BETHLEHEM, PALESTINE – The Basilica or Church of the Nativity is many different chapels all layered on top of each other, as so much is in the Holy Land. The site is revered as the cave where Christ was born, but it has gained layers of history over 2,000 years because of the many pilgrims who have visited it.
To get in, we were waved through by the Palestinian crossing guards. In Bethlehem, they seem friendly and protective of tourists and pilgrims, and when we go through, we do not even have to completely stop; we just are waved through.
Entering Palestine, the streets in Bethlehem are not pretty. While there numerous 19th and early 20 century buildings that give a sense of old Ottoman and British Mandate Palestine, most of the streets are lined with shops and apartments of little note.
Christmas decorations are still up; perhaps they still have some lights at night for tourists, but the idea of Bethlehem of our childhood version of the Bible is way off. The town is mostly Muslim, and the security and indeed the temple is run by the government. Some in the west see increasing intolerance of Christians in the Middle East, but in this situation, the churches that govern the basilica allow Muslims to run it. Of course, it helps that the pilgrims are critically important to the economy.
As in other areas in the Holy Land, wherever you go, because of the small streets and the police, you need to get off the bus quickly. Buses are not allowed to linger in front of buildings, for obvious reasons.
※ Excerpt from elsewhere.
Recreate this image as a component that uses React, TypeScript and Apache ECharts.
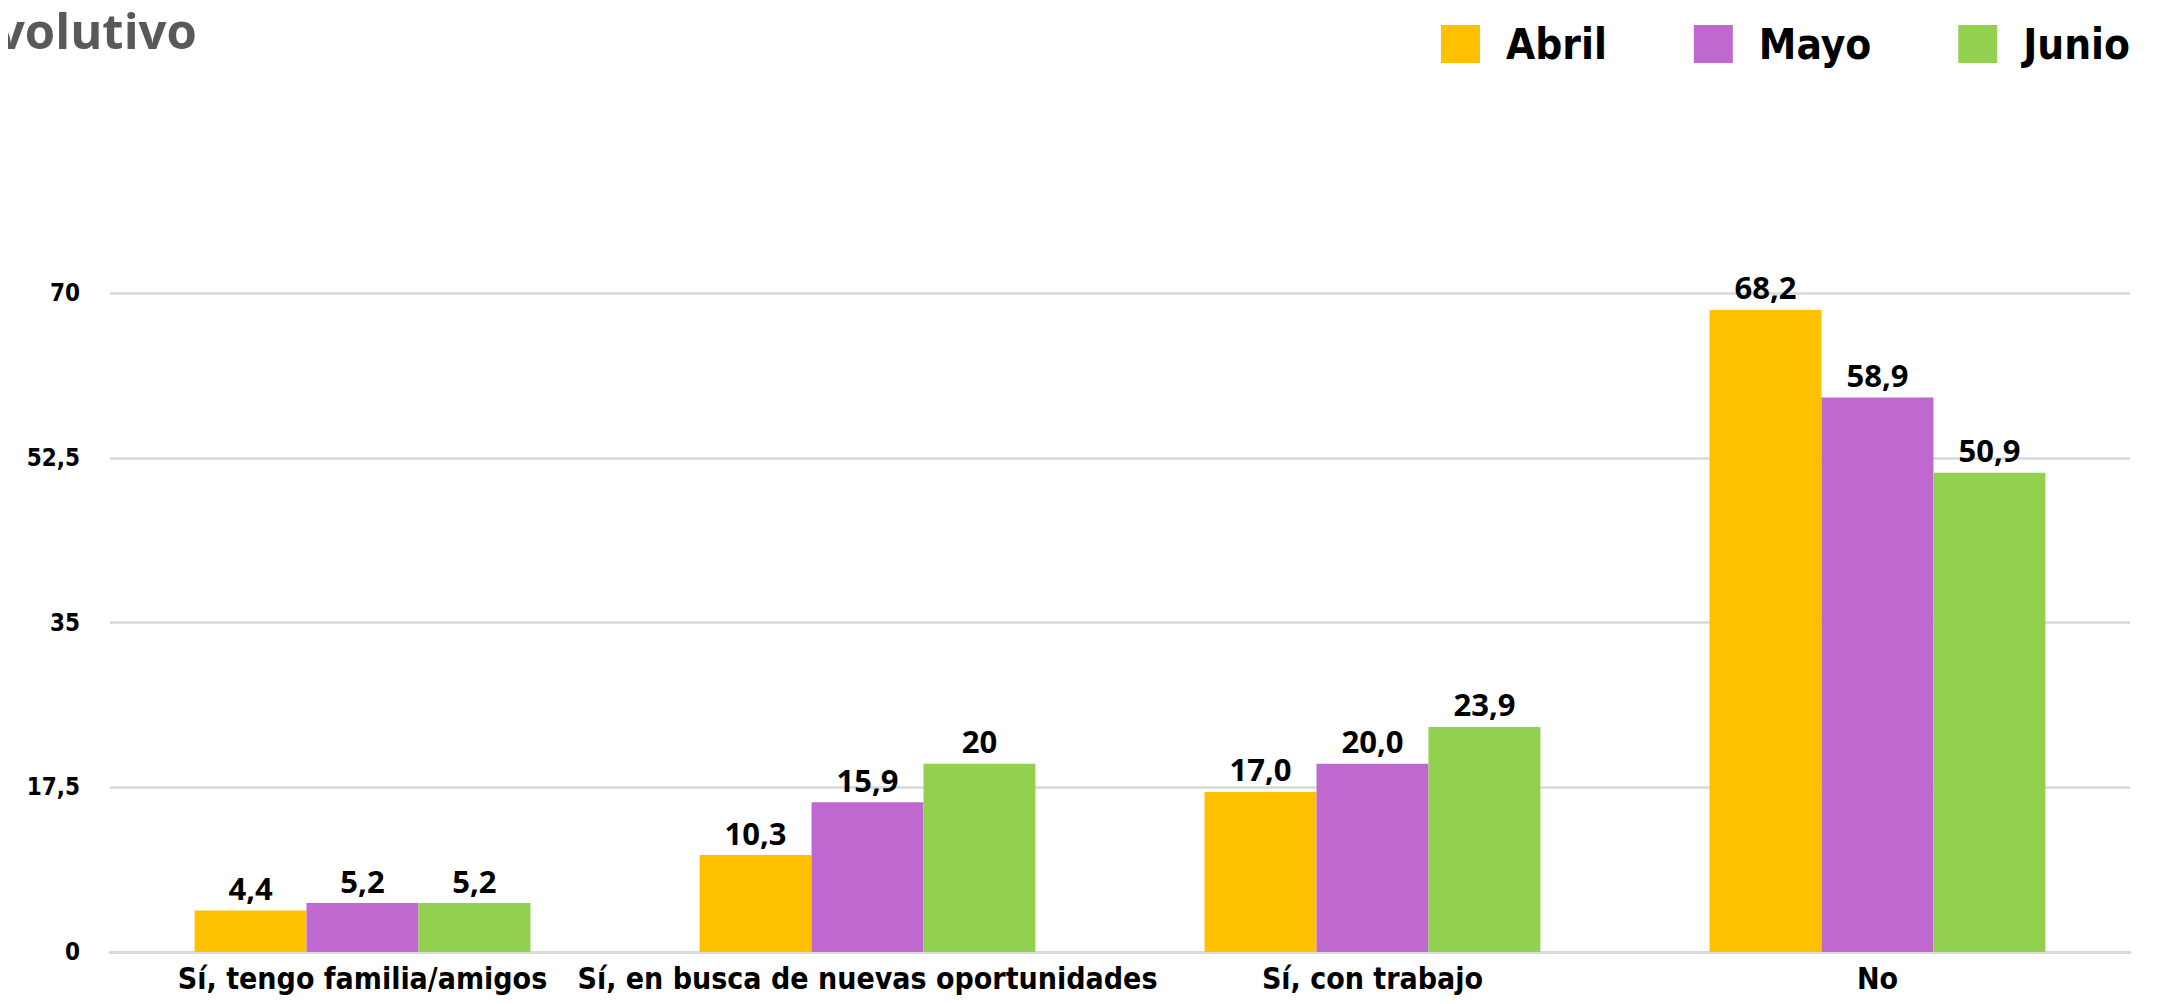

Manger Square is just a block off the main street; you walk up a modest hill. Most noticeable is a time clock which is a countdown to Christmas, giving it a Times Square sort of feel, albeit in miniature. It is not as I had seen on TV, but what is?
The church dates beginning in 327 from Constantine’s time, and when you go there you are traveling more to that era, than to Christ’s. It was also the site of coronations of Crusader kings. It is really a series of churches rather than just one; the main basilica is Orthodox, though the roof timber came from Edward IV of England in the 1400s.
When you go in, you have to go into a small door’ it’s a filled in arch; the lore is that it was done so wagons could not get in. The church is full of chandeliers, many with red Christmas balls hanging from the bottoms. In a real-world twist, many of the light bulbs across the church are fluorescent, and give off an odd glow.
To actually visit the site of Christ’s birth, you have to go down steps and touch your hand on a small stone where he was born. Of course the exact spot can’t be determined but that is immaterial, as the pilgrims of 2,000 years have added a physical and prayerful patina to the stone.
We got our turn a bit unfairly, but I took the opportunity. The Palestinian guard took us through, even pushing through other pilgrims to make sure we had a chance at seeing it and touching the spot.
In looking back on it a day later, I see that the smooth spot of stone sort of reminds me of Luray Caverns in Virginia where a broken stalagmite has been smoothed over, and is in the color of two fried eggs, sunny side up. For generations, travelers have touched the egg.
But this “egg” is far more important, and when I touched it, nothing happened immediately. But on thinking of what I had done, and doing the same as millions of pilgrims for 2,000 years, I just got a blast of peace. It may be imagined, but it was a blast.